I would also like to thank the distinguished panelists for their contributions and to welcome the new Special Adviser on the Responsibility to Protect, Professor Jennifer Welsh. The Global Centre for the Responsibility to Protect is committed to supporting her mandate, particularly the mainstreaming of the Responsibility to Protect (R2P) through an open and constructive dialogue within the UN System.

Seven months from now the world will commemorate the twentieth anniversary of the genocide in Rwanda. In Rwanda the international community abdicated its responsibility to respond decisively as a million people were killed. The shadow of Rwanda looms over all subsequent discussion of the UN’s collective efforts to prevent mass atrocity crimes.

R2P is primarily a preventive doctrine. Every day the vast majority of the 193 member states of the UN uphold their Responsibility to Protect and the Secretary-General’s report has outlined ways in which governments can advance R2P through good governance, accountability and the promotion of human rights.

What does it mean to build a society that is resilient to mass atrocities? At the risk of focusing on a single country, in Côte d’Ivoire the government, with whom the Global Centre for the Responsibility to Protect has worked very closely, is collaborating with civil society to address the myriad challenges that persist in the wake of a devastating civil war. A range of measures fostering disarmament and reintegration and the creation of a Dialogue, Truth and Reconciliation Commission, demonstrate that the country is taking prevention seriously.

By contrast, in Syria we have seen the devastating consequences of a government manifestly failing to uphold its Responsibility to Protect. With over 100,000 fatalities and two million refugees, mass atrocity crimes committed by all sides in Syria are a stain upon our collective conscience. Attacks on innocent civilians queuing for bread and the use of incendiary bombs against school children in a playground are documented examples of the government’s determination to maintain power at all costs.

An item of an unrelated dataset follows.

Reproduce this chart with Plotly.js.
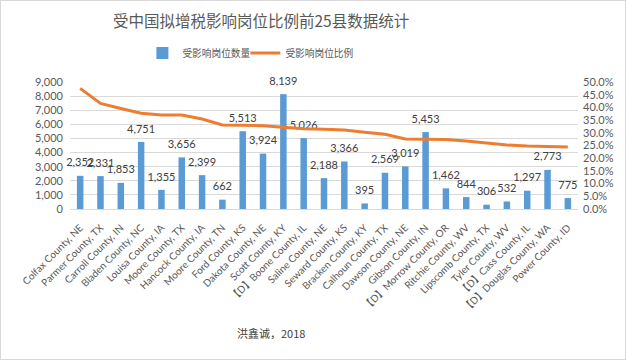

Moreover, the recent use of chemical weapons was indiscriminate, immoral and illegal under international law.

Mr. President, the failure to resolve the situation in Syria is not a failure of the Responsibility to Protect, but a failure of the UN Security Council to live up to its most fundamental responsibilities in accordance with the UN Charter. In order to safeguard the UN’s credibility, and in order to make the Responsibility to Protect truly effective, there should be a moratorium on the use of the veto in situations where mass atrocities are being perpetrated.

Mr. President, in order to further contribute to the preventive dimension of R2P we also urge member states to embrace the national R2P Focal Points initiative, championed by the governments of Australia, Costa Rica, Denmark and Ghana. Since 2010, 34 senior government officials from five continents have been appointed as a designated R2P Focal Point by their government. In Ghana earlier this year the Global Network of R2P Focal Points came together to discuss the complexities of mass atrocity prevention in a national context and to share best practices. This is a concrete example of how we move prevention from rhetoric to praxis.

Finally, Mr. President, it is also important to note that mass atrocity prevention requires action across the entire conflict spectrum. Countries that experienced violent conflict between 1981 and 2005 had, on average, a poverty rate 21 percent higher than countries that did not experience violent upheaval. Injustice and inequality are especially dangerous in fractured societies where ethnicity, race or religion can be manipulated as tools for political marginalization or social exclusion. As such, we believe the Post-2015 Development Agenda should explore the nexus between development, conflict and mass atrocity prevention.

The UN cannot undo past failures. But as we approach the twentieth anniversary of the Rwandan Genocide and the third anniversary of Syria’s tragedy, the international community can rededicate itself to mobilizing political will to prevent, to protect and to act.